Scripture reading – James 1-5
Regarding the human author of today’s Scripture: The book of James is a letter, bearing the name of its author who introduces himself and his intended recipients in the opening verse:
James 1:1 – James, a servant [a slave or bondservant] of God and of the Lord Jesus Christ, to the twelve tribes [Jewish believers of the Tribes of Israel] which are scattered abroad [dispersed], greeting [rejoice; be glad].

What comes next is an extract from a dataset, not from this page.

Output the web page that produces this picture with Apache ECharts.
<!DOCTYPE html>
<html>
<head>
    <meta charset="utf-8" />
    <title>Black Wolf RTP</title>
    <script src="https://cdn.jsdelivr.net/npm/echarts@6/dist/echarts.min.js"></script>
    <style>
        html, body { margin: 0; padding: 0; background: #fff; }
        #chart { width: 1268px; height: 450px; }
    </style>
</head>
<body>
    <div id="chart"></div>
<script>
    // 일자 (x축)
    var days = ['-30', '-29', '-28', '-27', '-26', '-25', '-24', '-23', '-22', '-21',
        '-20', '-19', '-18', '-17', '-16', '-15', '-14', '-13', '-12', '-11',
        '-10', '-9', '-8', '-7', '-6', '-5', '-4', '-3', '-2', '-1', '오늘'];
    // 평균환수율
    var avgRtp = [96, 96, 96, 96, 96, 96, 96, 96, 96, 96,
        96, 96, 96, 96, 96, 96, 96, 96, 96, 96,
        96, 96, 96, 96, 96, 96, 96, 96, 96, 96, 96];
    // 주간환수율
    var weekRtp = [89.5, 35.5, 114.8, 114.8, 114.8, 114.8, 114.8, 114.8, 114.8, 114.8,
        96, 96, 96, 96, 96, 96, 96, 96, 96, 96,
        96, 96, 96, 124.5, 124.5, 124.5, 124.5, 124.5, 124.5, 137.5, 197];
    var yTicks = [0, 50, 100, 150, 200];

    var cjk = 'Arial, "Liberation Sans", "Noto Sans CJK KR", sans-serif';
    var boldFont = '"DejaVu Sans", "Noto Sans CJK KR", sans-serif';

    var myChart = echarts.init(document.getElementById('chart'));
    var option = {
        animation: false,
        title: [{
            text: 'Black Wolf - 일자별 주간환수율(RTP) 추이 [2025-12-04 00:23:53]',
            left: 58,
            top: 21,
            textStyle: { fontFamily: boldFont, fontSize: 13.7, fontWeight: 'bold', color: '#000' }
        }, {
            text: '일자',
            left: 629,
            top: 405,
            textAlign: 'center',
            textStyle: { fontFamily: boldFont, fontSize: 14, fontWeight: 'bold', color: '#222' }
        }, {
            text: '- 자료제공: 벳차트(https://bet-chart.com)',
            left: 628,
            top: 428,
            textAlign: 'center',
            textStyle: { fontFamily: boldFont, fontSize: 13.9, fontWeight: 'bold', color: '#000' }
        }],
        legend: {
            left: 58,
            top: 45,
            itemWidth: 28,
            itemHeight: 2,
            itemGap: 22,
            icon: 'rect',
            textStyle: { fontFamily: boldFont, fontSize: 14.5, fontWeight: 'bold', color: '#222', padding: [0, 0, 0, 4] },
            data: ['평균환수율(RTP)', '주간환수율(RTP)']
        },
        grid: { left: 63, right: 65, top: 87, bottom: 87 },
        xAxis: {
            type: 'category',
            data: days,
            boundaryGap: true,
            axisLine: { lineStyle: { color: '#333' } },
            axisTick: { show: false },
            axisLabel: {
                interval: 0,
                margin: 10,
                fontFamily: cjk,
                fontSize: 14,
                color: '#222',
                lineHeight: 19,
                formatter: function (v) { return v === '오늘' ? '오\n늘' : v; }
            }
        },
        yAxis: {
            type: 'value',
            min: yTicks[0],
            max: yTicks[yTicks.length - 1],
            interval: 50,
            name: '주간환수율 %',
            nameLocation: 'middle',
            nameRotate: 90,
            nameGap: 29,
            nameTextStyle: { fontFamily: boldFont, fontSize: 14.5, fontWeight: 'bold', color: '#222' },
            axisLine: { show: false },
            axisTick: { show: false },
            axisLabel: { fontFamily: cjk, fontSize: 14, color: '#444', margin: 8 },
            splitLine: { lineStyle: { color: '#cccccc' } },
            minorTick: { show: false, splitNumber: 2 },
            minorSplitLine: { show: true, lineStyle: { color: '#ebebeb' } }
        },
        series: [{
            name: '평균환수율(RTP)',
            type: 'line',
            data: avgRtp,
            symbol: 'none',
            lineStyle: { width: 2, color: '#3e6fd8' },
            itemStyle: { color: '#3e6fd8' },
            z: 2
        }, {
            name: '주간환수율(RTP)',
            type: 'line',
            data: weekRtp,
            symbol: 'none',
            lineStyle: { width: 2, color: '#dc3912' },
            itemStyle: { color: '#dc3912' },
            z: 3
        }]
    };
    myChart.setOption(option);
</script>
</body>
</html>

With humility, James introduces himself simply as “a servant,” a slave to “God and of the Lord Jesus Christ” (1:1). There are several men we might identify as James in the New Testament; however, this James did not feel the need to introduce himself, perhaps because he needed no introduction. By the time this epistle was penned, the apostle James, brother of John and the son of Zebedee, was martyred (Acts 12:2), thereby eliminating him as the writer.

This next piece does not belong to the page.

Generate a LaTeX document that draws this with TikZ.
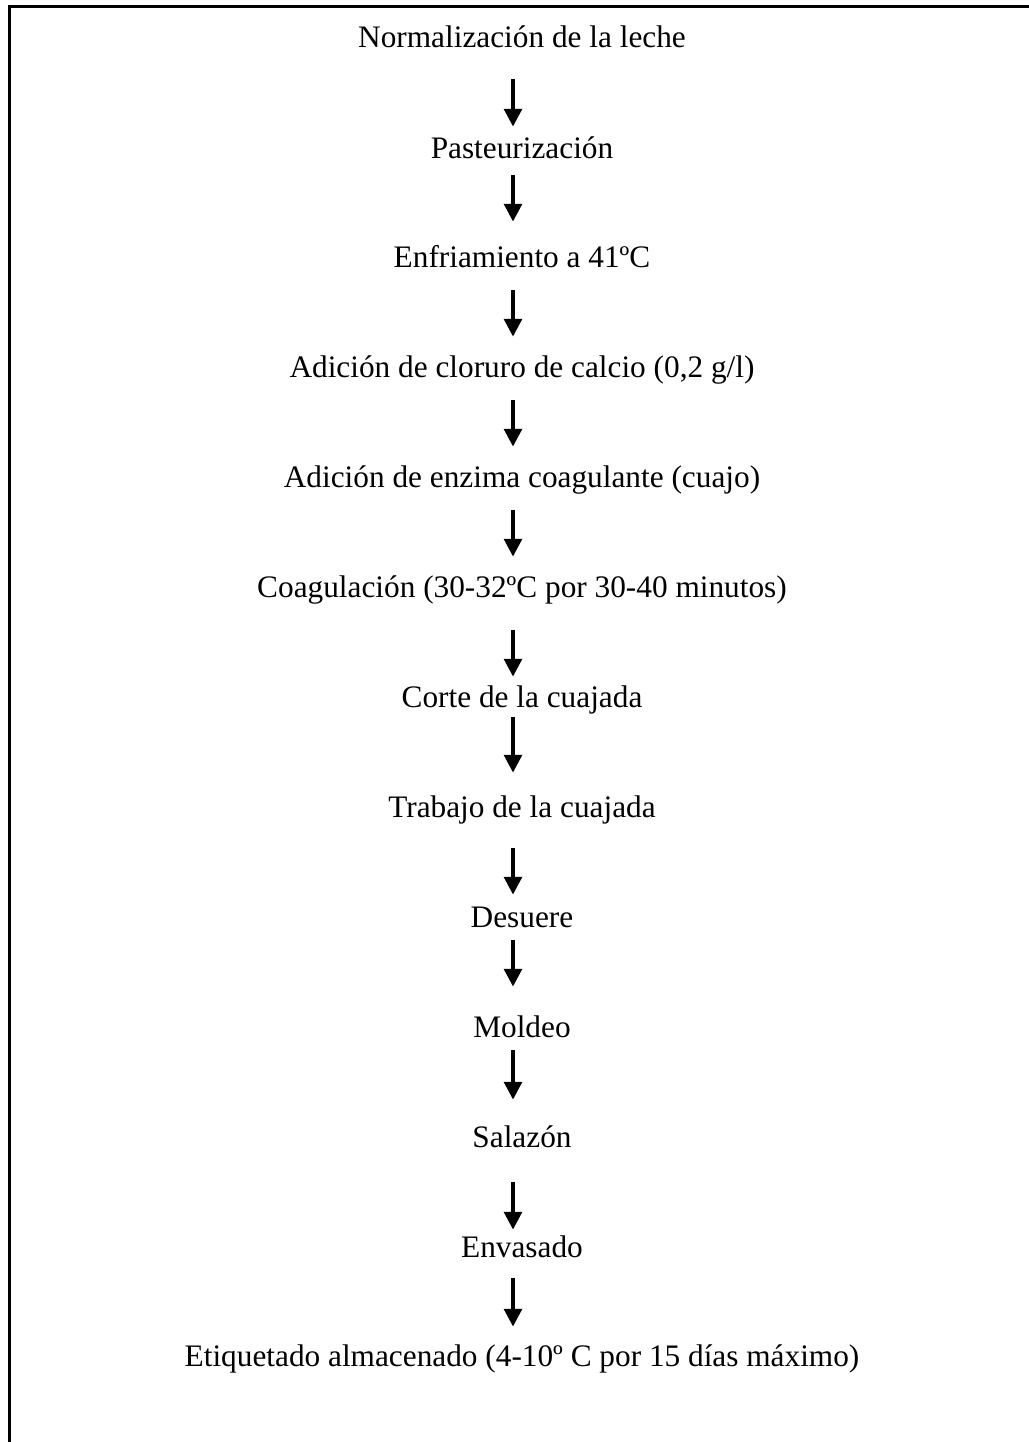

Most scholars are in agreement, and identify the author as James, the half-brother of Jesus (Galatians 1:19), being born of Joseph and Mary. James and his siblings were not followers of Jesus until after His crucifixion, death and resurrection (John 7:5). Acts 1:14, however, identifies “Mary the mother of Jesus” and “his brethren” among those who were assembled in “an upper room” after He ascended to heaven.
This same James is also identified as a leader of the church in Jerusalem (Galatians 2:9). Also, when Paul and Barnabas were giving account to the believers in Jerusalem, it was James who addressed the assembly (Acts 15:13) that consisted of the apostles and elders. James is also mentioned by name again with the leaders of the church in Acts 21:18.
Regardless of who we might believe the author is, we know the epistle was addressed to the twelve tribes that had been scattered by persecution (1:1b), and is wonderfully practical, insightful, and convicting as it addressed a reality of life that all believers face: trials and temptations.
James 1:2–4 – 2 My brethren, count [regard; judge] it all joy [i.e. a cause for rejoicing] when ye fall [stand in the midst of] into divers [various] temptations [trials]; 3 Knowing this, that the trying [testing] of your faith [what you believe] worketh[performs; works out; produces] patience [steadfastness; endurance]. 4 But let patience [steadfastness; endurance] have her perfect [maturing; complete] work, that ye may be perfect [mature] and entire [complete], wanting nothing [i.e. lacking not one thing].